“Repairers are adamant that this is taking place and have confirmed it to me by a number of emails,” says Shaun O’Reilly, research director of the Body Repair Industry Campaign (BRIC). He adds: “It beggars belief that insurers are putting pressure on repairers to act improperly simply because they are not prepared to make the proper investment themselves.”
Esure and Direct Line have both come under fire from BRIC for allegedly operating a ‘no laptops’ policy. BRIC claims that auditing engineers are asking to use repairers’ own Audatex AudaWorkstations to verify work estimates.
In doing so engineers would have access to customers’ personal information and other insurers’ data. As “data controllers” this could make repairers liable for criminal prosecution under the Data Protection Act.
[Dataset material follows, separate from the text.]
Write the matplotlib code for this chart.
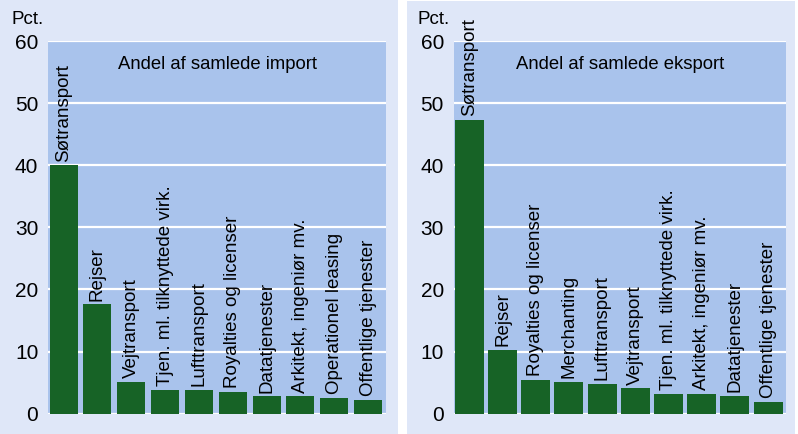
import matplotlib.pyplot as plt
from matplotlib.patches import Rectangle

# Import shares (pct.)
imp_labels = ["Søtransport", "Rejser", "Vejtransport", "Tjen. ml. tilknyttede virk.",
              "Lufttransport", "Royalties og licenser", "Datatjenester",
              "Arkitekt, ingeniør mv.", "Operationel leasing", "Offentlige tjenester"]
imp_values = [40.0, 17.6, 5.1, 3.8, 3.8, 3.5, 2.8, 2.8, 2.5, 2.2]

# Export shares (pct.)
exp_labels = ["Søtransport", "Rejser", "Royalties og licenser", "Merchanting",
              "Lufttransport", "Vejtransport", "Tjen. ml. tilknyttede virk.",
              "Arkitekt, ingeniør mv.", "Datatjenester", "Offentlige tjenester"]
exp_values = [47.3, 10.3, 5.4, 5.1, 4.8, 4.1, 3.2, 3.2, 2.85, 1.9]

yticks = [0, 10, 20, 30, 40, 50, 60]

panel_bg = "#dfe7f8"
plot_bg = "#a9c3ec"
bar_col = "#176326"
W, H = 798, 434

plt.rcParams['font.family'] = ['Liberation Sans Narrow', 'Liberation Sans', 'DejaVu Sans']

fig = plt.figure(figsize=(W / 100, H / 100), dpi=100)
fig.patch.set_facecolor("white")

# Panel backgrounds
fig.patches.append(Rectangle((0, 0), 398 / W, 1, transform=fig.transFigure,
                             facecolor=panel_bg, edgecolor="none", zorder=-5))
fig.patches.append(Rectangle((407 / W, 0), 388 / W, 433 / H, transform=fig.transFigure,
                             facecolor=panel_bg, edgecolor="none", zorder=-5))


def draw_panel(x0, x1, labels, values, title, width, xlim):
    ax = fig.add_axes([x0 / W, 1 - 413.7 / H, (x1 - x0) / W, (413.7 - 41) / H])
    ax.set_zorder(2)
    ax.set_facecolor(plot_bg)
    ax.set_axisbelow(True)
    ax.grid(axis="y", color="white", linewidth=1.6)
    ax.bar(range(len(values)), values, width=width, color=bar_col, zorder=3)
    for i, (lab, v) in enumerate(zip(labels, values)):
        ax.text(i, v + 0.6, lab, rotation=90, ha="center", va="bottom",
                fontsize=13.5, zorder=4)
    ax.set_ylim(0, 60)
    ax.set_xlim(*xlim)
    ax.set_yticks(yticks)
    ax.set_yticklabels([str(t) for t in yticks], fontsize=15)
    ax.set_xticks([])
    ax.tick_params(axis="y", length=0, pad=7)
    for s in ax.spines.values():
        s.set_visible(False)
    ax.text(0.5, 0.936, title, transform=ax.transAxes, ha="center", va="center",
            fontsize=13.3)
    ax.text(-0.013, 1.059, "Pct.", transform=ax.transAxes, ha="right", va="center",
            fontsize=13.5)
    return ax


draw_panel(48, 386, imp_labels, imp_values, "Andel af samlede import", 0.83, (-0.46, 9.53))
draw_panel(453.7, 785.7, exp_labels, exp_values, "Andel af samlede eksport", 0.87, (-0.47, 9.53))

fig.savefig("out.png", dpi=100, facecolor=fig.get_facecolor())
A spokeswoman for Esure said: ”We really can’t understand where these reports have come from. From the very beginning our engineers have always carried laptops.”
According to Esure, its repairers send work schedules electronically to its in-house technical department. These are downloaded to engineer’s lap-tops and taken to the site for auditing purposes.
A repairer based in London told AM that since Esure contracts were taken in-house at the end of last year this practice has changed. He says Esure engineers do not carry lap-tops and ask to use repairers’ own systems. They are then able to view every estimate the company has ever done. “I am very nervous about the integrity of the data we hold,” he says, adding: ”It is wholly inappropriate for the repairer to have to supply the equipment engineers need to do their job.”
Esure says it welcomes BRIC raising the issue and has sent a note to their engineers to point out the bad practise of using repairers’ systems.
Direct Line issued AM a short statement. “Direct Line does not have a ‘no laptops’ policy. We are in the process of moving towards a solution where all our engineers have laptops. Various offline solutions are available to repairers and engineers which are designed to ensure we are not in breach of data protection regulations.”
A source in a Yorkshire bodyshop told AM they had been asked by senior Direct Line engineers to provide an Audatex workstation for their use when visiting.
Audatex marketing manager, Sharon Wiggins says: ”Audatex systems enable a filter to be set which restricts the view of the engineer – or any third party – to work specific to that work provider. Using this should ensure there is no breach of the Data Protection Act. We will be communicating this to our customers via our web-site.”
She admits auditing engineers using Audatex workstations without the filter does expose repairers to risk under the Data Protection Act.